Yerno (Spanish for “son-in-law”) at first sounds like nothing in English.

But let’s look closer! The g- and y- sounds are often mixed up between languages and even regions that speak the same language; in fact, the Old English g- transformed itself into a y- over time (compare the German gestern with the English yesterday, for example). And the n-r sound not uncommonly swaps to become an r-n sound, the two are easily mixed up, especially in slurred speech.

Thus, the bizarre-sounding y-r-n root of yerno maps to the g-n-r root of generic (Maybe sons-in-laws are more generic in Spanish cultures than English ones?) as well as genus (which lost the final r-) — yes, genus as in Latin and now scientific classification of your spot in the universe! The son-in-law, I guess, is destined to be the son-in-law as his lot-in-life.

Charlar and Charlatan

Charlar (Spanish for “to chat”) comes from the Italian ciarla — as does the English… charlatan. We can see the ch-r-l root in both easily.

Interestingly, the English word has taken a negative turn while the Spanish, not so much. I would attribute this to the Anglo-Saxon culture’s looking down onto talk without action, while the Latin culture’s focus on talk even if it means inaction.

Also from the same root is the English, charade. Charade, like charlatan, contains the negative connotations of the appearance, not reality.

Gama and Gamut

Gama (Spanish for “range”) comes from the Greek gamma, the third letter of the alphabet: alpha beta gamma. But it came to mean “range” in an interesting way: music. The traditional musical note gamma — which today is just ‘g’ — was used, in classic musical notation, and still today — to refer to the note that is both just below the primary starting letter ‘a’ (hence, on a piano, the ‘g’ key is immediately to the left of the ‘a’ key), as well as the highest note that ends the octave on the other side. Thus, the gamma refers to the whole range of notes!

From the same root, and with the same musical history, we also get the English SAT-synonym for “range”… gamut.

The g-m root is clearly visible in both.

Correr and Current

The Spanish correr, “to run,” comes from the Latin for the same: currere.

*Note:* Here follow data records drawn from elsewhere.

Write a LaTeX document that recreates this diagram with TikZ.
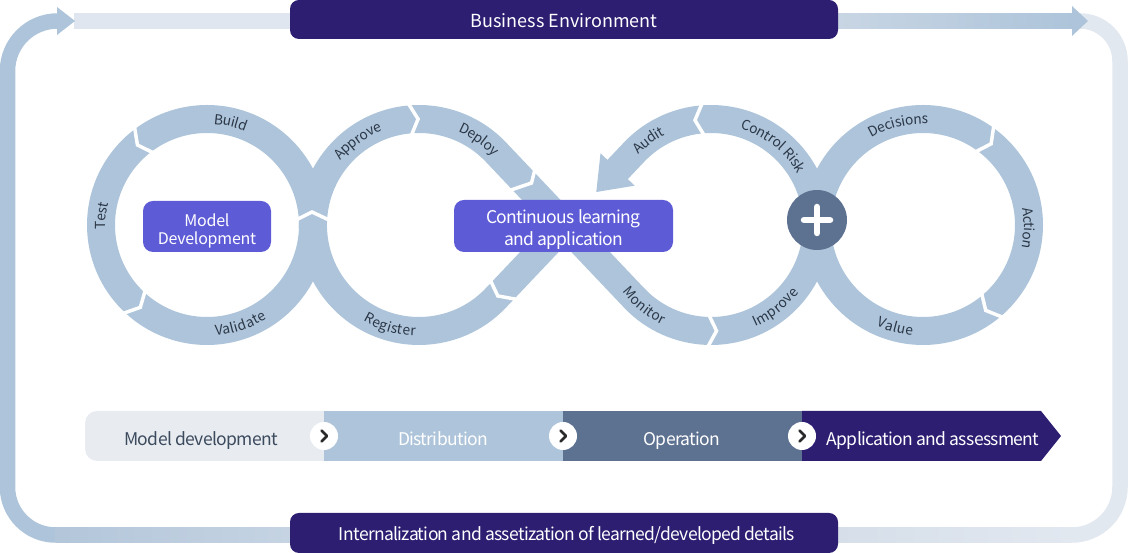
\documentclass[tikz,border=0pt]{standalone}
\usepackage{fontspec}
\setmainfont{Noto Sans CJK KR}
\newfontfamily\tightfont[LetterSpace=-3.8]{Noto Sans CJK KR}
\newfontfamily\semitight[LetterSpace=-1.5]{Noto Sans CJK KR}
\usetikzlibrary{calc,decorations.text}
\definecolor{band}{HTML}{ADC4DA}
\definecolor{navy}{HTML}{2D1E72}
\definecolor{purp}{HTML}{5E5BD6}
\definecolor{slate}{HTML}{5D7191}
\definecolor{lbl}{HTML}{2B3747}
\definecolor{lightg}{HTML}{E8ECF1}
\definecolor{frA}{HTML}{DFE6EF}
\definecolor{frB}{HTML}{E2E8F0}
\definecolor{frC}{HTML}{C9D6E4}
\definecolor{frD}{HTML}{D5DEE9}
\definecolor{frE}{HTML}{B3C6DA}
\definecolor{frF}{HTML}{C6D4E3}
\definecolor{darktxt}{HTML}{3C4A5D}
\definecolor{chevc}{HTML}{2A2A2A}
\newcommand\lblfont{\fontsize{13.8}{14}\selectfont\color{lbl}}
\tikzset{
  ringband/.style={line width=28pt, draw=band},
  frameband/.style={line width=15.5pt},
  notchln/.style={draw=white, line width=3.5pt, line join=miter},
  lblpath/.style={decorate, decoration={text along path, text={|\lblfont|#1}, text align=center, raise=-4.9pt}},
  navybox/.style={fill=navy, rounded corners=9pt, inner sep=0pt, text=white},
  purpbox/.style={fill=purp, rounded corners=10pt, inner sep=0pt, text=white, align=center},
  bartext/.style={inner sep=0pt, anchor=base, font=\tightfont\fontsize{17.5}{20}\selectfont},
  chevcirc/.style={circle, fill=white, minimum size=28pt, inner sep=0pt},
  chevln/.style={draw=chevc, line width=2.8pt, line cap=round, line join=round},
}
\newcommand\notch[3]{\draw[notchln] ($(#1)+({#2-#3*5}:124)$) -- ($(#1)+(#2:106)$) -- ($(#1)+({#2-#3*5}:88)$);}
\newcommand\toplbl[3]{\path[lblpath={#3}] ($(#1)+({#2+50}:106)$) arc[start angle={#2+50}, end angle={#2-50}, radius=106];}
\newcommand\botlbl[3]{\path[lblpath={#3}] ($(#1)+({#2-50}:106)$) arc[start angle={#2-50}, end angle={#2+50}, radius=106];}
\begin{document}
\begin{tikzpicture}[x=1pt,y=1pt]
\useasboundingbox (0,0) rectangle (1128,553);
% ---------- outer frame ----------
\draw[frameband, draw=band] (300,18) -- (55.5,18) arc (270:180:48) -- (7.5,482) arc (180:90:50) -- (60,532);
\shade[left color=frE, right color=frF] (55.5,10.25) rectangle (300,25.75);
\fill[frA] (74,524.25) rectangle (295,539.75);
\draw[frameband, draw=frB] (1072,532) -- (1080,532) arc (90:0:40) -- (1120,66) arc (0:-90:48) -- (1072,18) -- (830,18);
\shade[left color=frD, right color=frB] (830,10.25) rectangle (1072,25.75);
\shade[left color=frC, right color=band] (830,524.25) rectangle (1074,539.75);
\fill[band] (57,546) -- (75,532) -- (57,518) -- cycle;
\fill[band] (1072,547) -- (1088,532) -- (1072,517) -- cycle;
\node[navybox, minimum width=548pt, minimum height=39pt] (be) at (564,533.5) {};
\node[text=white, inner sep=0pt, font=\fontsize{18}{20}\selectfont] (bet) at (564,532.5) {Business Environment};
\node[navybox, minimum width=548pt, minimum height=40pt] (ia) at (564,20) {};
\node[text=white, inner sep=0pt, font=\tightfont\fontsize{17.5}{20}\selectfont] (iat) at (567,18) {Internalization and assetization of learned/developed details};
% ---------- stage bar ----------
\fill[lightg] (324,92) -- (97,92) arc (270:180:12) -- (85,130) arc (180:90:12) -- (324,142) -- cycle;
\fill[band] (324,92) rectangle (563,142);
\fill[slate] (563,92) rectangle (802,142);
\fill[navy] (802,92) -- (1041,92) -- (1061,117) -- (1041,142) -- (802,142) -- cycle;
\node[bartext, text=darktxt] (s1) at (201,107.5) {Model development};
\node[bartext, text=white] (s2) at (443,107.5) {Distribution};
\node[bartext, text=white] (s3) at (682,107.5) {Operation};
\node[bartext, text=white] (s4) at (933,107.5) {Application and assessment};
\foreach \cx/\nm in {324/k1,563/k2,802/k3}{
  \node[chevcirc] (\nm) at (\cx,117) {};
  \draw[chevln] ($(\nm)+(-2.5,5.5)$) -- ($(\nm)+(3,0)$) -- ($(\nm)+(-2.5,-5.5)$);
}
% ---------- infinity bands ----------
\coordinate (C1) at (207,328);
\coordinate (C2) at (419,328);
\coordinate (C3) at (711,328);
\coordinate (C4) at (923,328);
\draw[ringband] (C1) circle (106);
\draw[ringband] (C4) circle (106);
\draw[ringband] (565,328) -- (495.9,255.1) arc (316.55:43.45:106) -- (634.1,255.1) arc (223.45:496.55:106) -- (616.2,382.0);
\fill[band] (634.7,367.3) -- (596.3,361.0) -- (600.5,399.7) -- cycle;
% notches
\notch{C1}{131}{1}
\notch{C1}{231}{1}
\notch{C2}{90.5}{-1}
\notch{C2}{318}{-1}
\notch{C3}{98.7}{1}
\notch{C3}{273}{1}
\notch{C4}{50}{-1}
\notch{C4}{-53.7}{-1}
\draw[notchln] (535,384) -- (531.5,370) -- (508,362);
\draw[notchln] (296,333) -- (312,341) -- (329,333);
% labels
\toplbl{C1}{77}{Build}
\toplbl{C1}{175}{Test}
\botlbl{C1}{-71.4}{Validate}
\toplbl{C2}{126}{Approve}
\toplbl{C2}{55}{Deploy}
\botlbl{C2}{-106}{Register}
\botlbl{C3}{-129.5}{Monitor}
\botlbl{C3}{-52}{Improve}
\toplbl{C3}{126.5}{Audit}
\toplbl{C3}{51.8}{Control Risk}
\toplbl{C4}{103.8}{Decisions}
\toplbl{C4}{-1.7}{Action}
\botlbl{C4}{-105}{Value}
% centre boxes
\node[purpbox, minimum width=128pt, minimum height=51pt] (md) at (207,326.5) {};
\node[text=white, inner sep=0pt, align=center, font=\semitight\fontsize{16}{18}\selectfont] (mdt) at (207,322.5) {Model\\Development};
\node[purpbox, minimum width=219pt, minimum height=52pt] (cl) at (563.5,327) {};
\node[text=white, inner sep=0pt, align=center, font=\tightfont\fontsize{17.5}{22}\selectfont] (clt) at (563.5,323) {Continuous learning\\and application};
\node[circle, fill=slate, minimum size=60pt, inner sep=0pt] (plus) at (817,333) {};
\draw[white, line width=6.5pt, line cap=round] ($(plus)+(-13,0)$) -- ($(plus)+(13,0)$);
\draw[white, line width=6.5pt, line cap=round] ($(plus)+(0,-13)$) -- ($(plus)+(0,13)$);
\end{tikzpicture}
\end{document}
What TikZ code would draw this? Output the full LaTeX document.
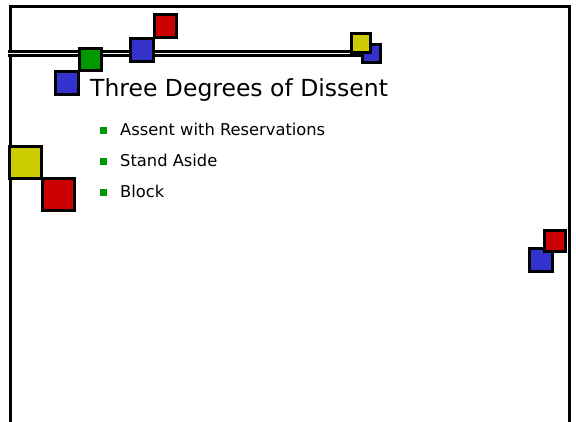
\documentclass[tikz,border=0pt]{standalone}
\usepackage{fontspec}
\setmainfont{DejaVu Sans}
\usepackage{tikz}
\definecolor{sqblue}{RGB}{51,51,204}
\definecolor{sqred}{RGB}{204,0,0}
\definecolor{sqgreen}{RGB}{0,153,0}
\definecolor{sqyellow}{RGB}{204,204,0}
\begin{document}
\begin{tikzpicture}[x=1pt,y=-1pt]
 \tikzstyle{tile} = [draw=black,line width=3pt,inner sep=0,outer sep=0]
 \tikzstyle{bullet} = [fill=sqgreen,minimum size=7pt,inner sep=0]
 \tikzstyle{item} = [anchor=base west,inner sep=0,font=\fontsize{16.3}{19}\selectfont]
 \useasboundingbox[fill=white] (0,0) rectangle (576,422);

% Frame of the slide (bottom edge is cut off)
 \coordinate (bl) at (10,430);
 \coordinate (tl) at (10,7);
 \coordinate (tr) at (569,7);
 \coordinate (br) at (569,430);
 \draw[line width=3pt] (bl) -- (tl) -- (tr) -- (br);

% Rule under the top
 \coordinate (rulel) at (8,53.5);
 \coordinate (ruler) at (375,53.5);
 \draw[line width=2.5pt,double=white,double distance=1.5pt] (rulel) -- (ruler);

% Tiles
 \node[tile,fill=sqred,minimum size=22.5pt] (topred) at (165.5,26) {};
 \node[tile,fill=sqblue,minimum size=23pt] (midblue) at (142,50) {};
 \node[tile,fill=sqgreen,minimum size=22pt] (green) at (90.5,59.5) {};
 \node[tile,fill=sqblue,minimum size=23pt] (leftblue) at (67,83) {};
 \node[tile,fill=sqblue,minimum size=18pt] (endblue) at (371.5,53.5) {};
 \node[tile,fill=sqyellow,minimum size=19pt] (endyellow) at (360.5,43) {};
 \node[tile,fill=sqyellow,minimum size=32pt] (sideyellow) at (25.5,162.5) {};
 \node[tile,fill=sqred,minimum size=32pt] (sidered) at (58.5,195) {};
 \node[tile,fill=sqblue,minimum size=23pt] (rightblue) at (540.5,260) {};
 \node[tile,fill=sqred,minimum size=21pt] (rightred) at (555,241) {};

% Title and items
 \node[anchor=base west,inner sep=0,font=\fontsize{23.5}{28}\selectfont] (title) at (90,97) {Three Degrees of Dissent};
 \node[bullet] (b1) at (103.5,130.5) {};
 \node[bullet] (b2) at (103.5,161.5) {};
 \node[bullet] (b3) at (103.5,192.5) {};
 \node[item] (i1) at (120,136) {Assent with Reservations};
 \node[item] (i2) at (120,167) {Stand Aside};
 \node[item] (i3) at (120,198) {Block};

\end{tikzpicture}
\end{document}
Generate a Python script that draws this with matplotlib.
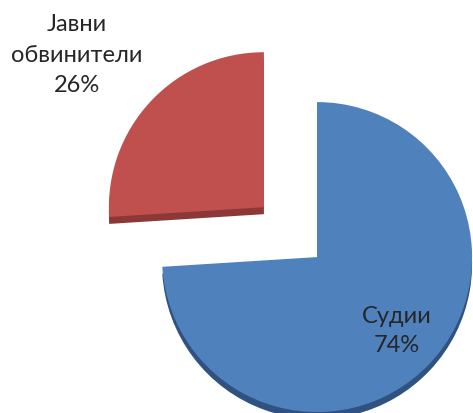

In a “It’s not obvious until you realize it, then it’s completely obvious moment!”, this is related to the English: current.

Although current obviously does not share the same literal meaning of running, conceptually it is very similar: what is happening right now is what is running or flowing by.

So time doesn’t fly; it flows past, right now — literally.

Not to mention, think of the way they always talk about electricity: the running current.